Majora's Mask procure au final une telle étendue de plaisirs qu'il est difficile de le cantonner dans un genre. Les phases de jeux sont d'une incomparable variété : combat, puzzle, adresse, rapidité, furtivité, exploration... Cet équilibre, cette maîtrise vont plus loin que tout ce qui s'est fait auparavant, chez Nintendo comme ailleurs. C'est bien simple : comme les extraordinaires Zelda 3, Yoshi's Island ou F-Zero X avant lui, Majora's Mask agrège et transcende toutes les composantes du style de Nintendo. C'est un soft presque parfait, qui réussit partout où Ocarina of time avait lamentablement échoué, et dont la géniale structure devrait être minutieusement décortiquée par tous ceux qui travaillent ou comptent travailler dans l'industrie des jeux vidéo. Majora's Mask est un jeu-somme comme on en voit une fois par génération de machine.

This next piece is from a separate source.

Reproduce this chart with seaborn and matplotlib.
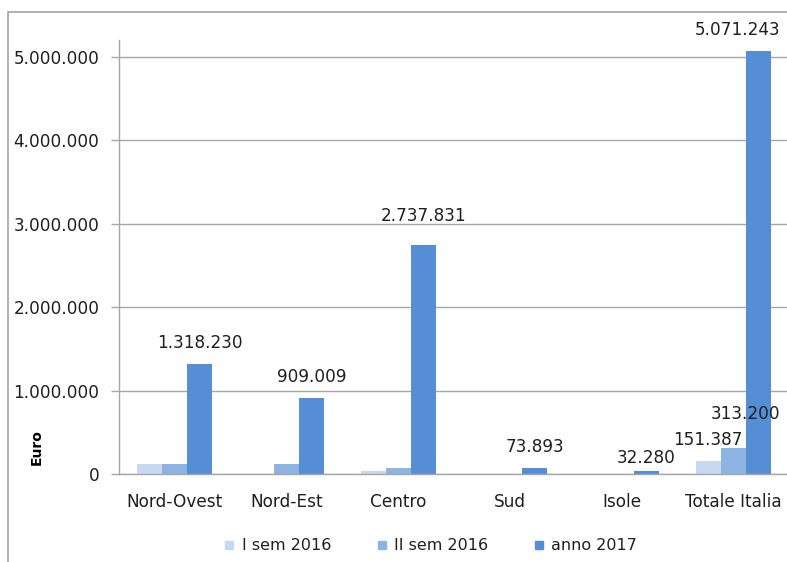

UNE MISE EN SCENE PUISSANTE ET INSPIREE

Majora's Mask va plus loin encore. Occasionnellement, par la seule force de sa mise en scène, ce jeu se hisse vraiment au faîte de l'expression vidéo-ludique. A la faveur d'une gestion des angles de vue plus raffinée et plus flexible que jamais -alliant un confort de jouabilité parfait à une réelle expressivité du cadre-, Majora's Mask devient une expérience inoubliable. Certains passages sont littéralement anthologiques : le somptueux combat contre les squelettes géants, la poursuite de la calèche par des bandits à cheval, la confrontation avec des vers de cent fois votre taille dans un immense désert... Mais le plus beau moment de Majora's Mask intervient lors des dernières secondes qui précèdent la chute de la lune : la lumière devient rougeâtre, la terre tremble, des nappes de synthé résonnent avec un colossal pouvoir d'évocation, et l'on atteint alors carrément au sublime.

Gameplay ciselé, fulgurances artistiques fréquentes : le meilleur jeu de l'année 2000. S'il s'agit d'un avant-goût de ce que Nintendo prépare sur sa Gamecube, alors le prochain E3 risque d'être l'événement le plus important de l'histoire des jeux vidéo.